Christine s’abandonne sans résistance à ce monde merveilleux. Peut-on être ici autrement qu’heureux ! Indéniablement Christiane von Boolen a changé d’apparence, plus jeune, plus fraîche que sa cendrillon de sœur, l’auxiliaire des postes Hoflehner.

Qui suis-je donc ? Que m’arrive-t-il ? se demande-t-elle ? Un désir a commencé à naître en elle, désir de se connaître et, après la découverte de ce monde nouveau, de se découvrir elle-même ".

Stefan Zweig dépeint admirablement cette métamorphose; le lecteur lui-même est transporté dans un rêve; on n’imagine pas que la belle Christine ainsi transformée puisse retomber brutalement dans son premier état; pourquoi ne profite-t-elle pas de ce moment de grâce pour accepter un riche mariage et se sortir de sa condition qui la rebute ?

Mais, victime d’une malveillance, elle sera néanmoins obligée de quitter précipitamment le Palace. Elle est désespérée et une immense colère l’envahit :

" Son âme tourmentée ne retient qu’une chose, qu’on l’a dépouillée, qu’elle doit abandonner son moi ailé pour réintégrer une larve amorphe, aveugle, rampante, et que quelque chose est perdu, irrémédiablement perdu ".

Le retour de Christine dans son village marque la fin de la première partie du livre.

Stefan Zweig aurait sans doute choisi un autre titre pour son roman, car l’Ivresse de la métamorphose ne vaut que pour la 1er partie; la seconde, écrite en exil en 1938, huit ans plus tard, revêt un caractère beaucoup plus sombre, à l’image du spectre de l’Anschluss et de la guerre menaçante.

Christine a retrouvé sa pauvreté; sa mère est morte. Elle rencontrera à Vienne un ami de son beau-frère, Ferdinand, qui a été captif quatre ans en Sibérie, et qui est révolté contre l’injustice et la misère.

Christine comprend la révolte de cet homme, déterminé à trouver une solution pour avoir un autre vie, ou alors prêt à se suicider.
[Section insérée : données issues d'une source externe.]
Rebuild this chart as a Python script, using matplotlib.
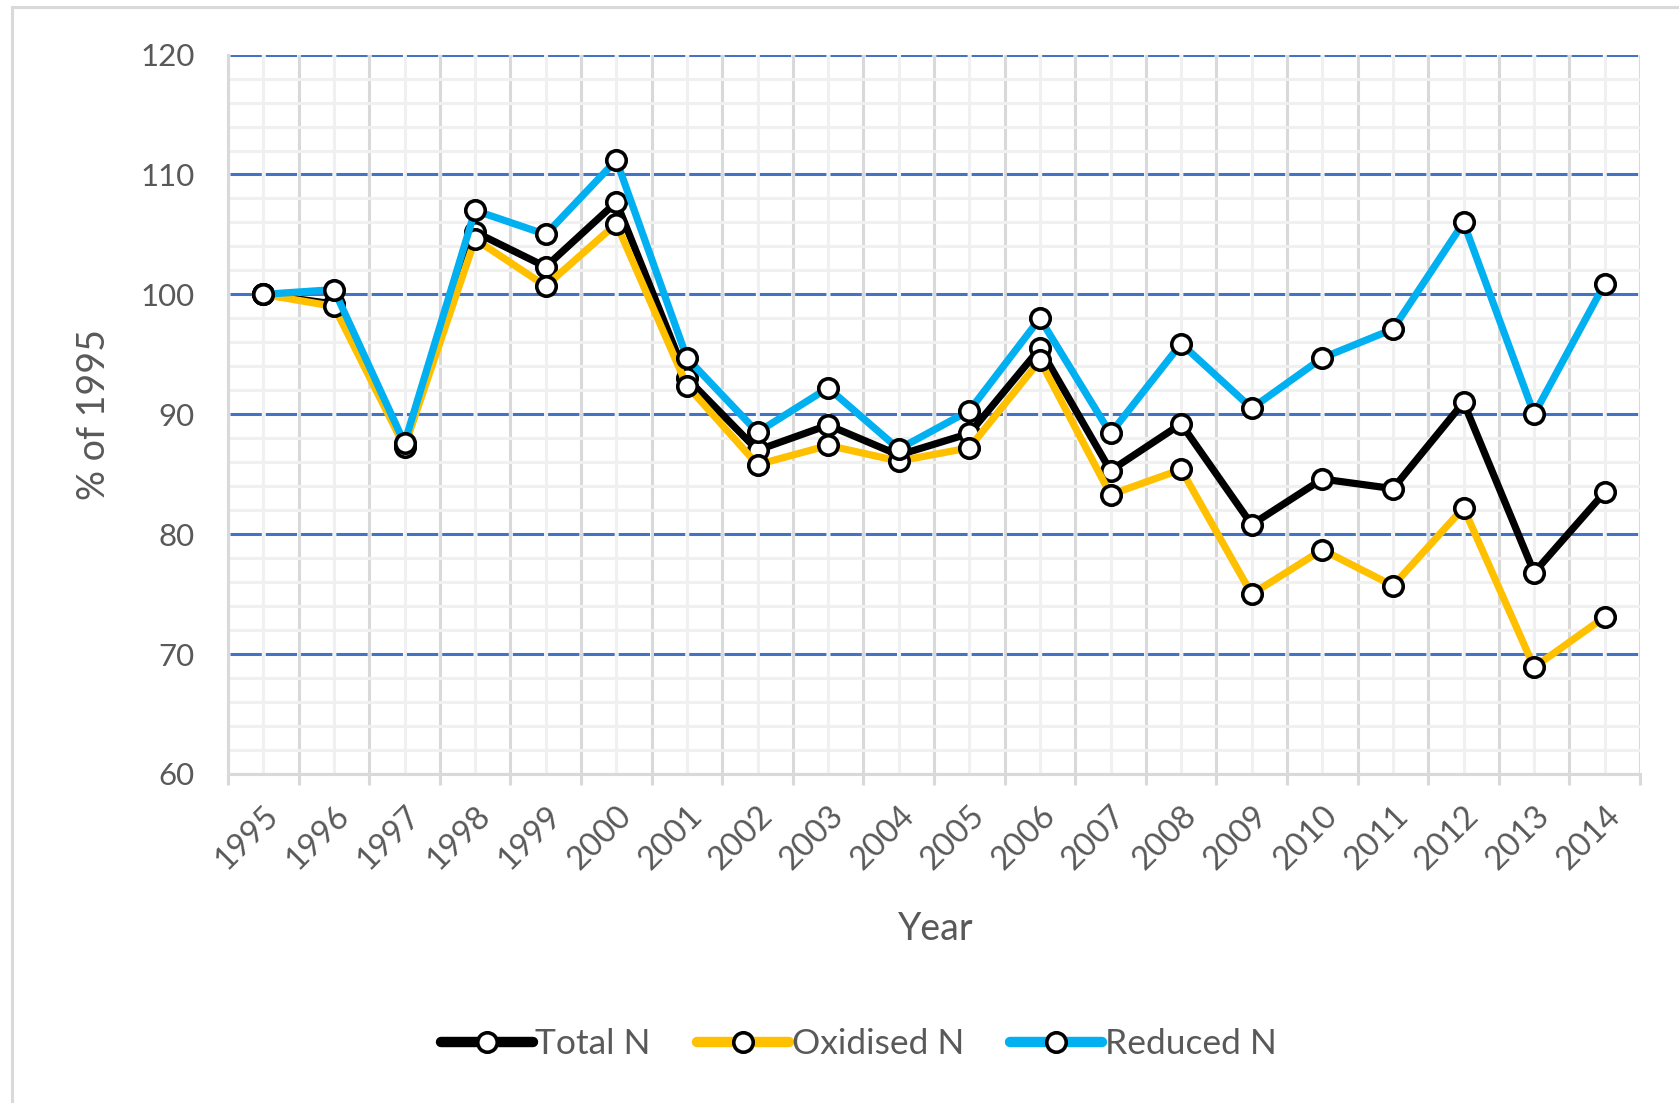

Elle accepte par amour de le suivre dans l’une ou l’autre voie. Ferdinand combine un plan d’action : la postière volera l’argent déposé dans son coffre et ils essaieront de fuir à l’étranger. Le roman, inachevé, s’arrête avant leur départ ...

*****

Robert Dumont donne une excellente traduction du roman de Zweig. Dans sa postface il remarque que la satire de l’Etat autrichien, souriante dans la première partie, devient par la suite " féroce " dans la bouche de Ferdinand. Zweig a lui-même souffert des désordres politiques en Autriche et a été contraint à l’exil en Angleterre.

Il fait aussi le rapprochement entre Christine et Lotte Altmann, la secrétaire londonienne de Zweig, toutes les deux montrant une fragilité et un esprit de dévouement semblable. Lotte Altmann devint la seconde femme de l’écrivain et le suivit dans la mort.

" Roman inachevé ? Peut-être seulement en apparence, car la remarque de Ferdinand, peu avant de passer à l’action, soulignant qu’ils n’ont jamais eu de chance, ainsi que les préparatifs d’un double suicide, sous-entendent un dénouement tragique.

Cette fin suggérée, préfigurant celle, hélas trop réelle, de Pétropolis, le 22 février 1942, rend encore plus émouvant ce roman d’outre-tombe ".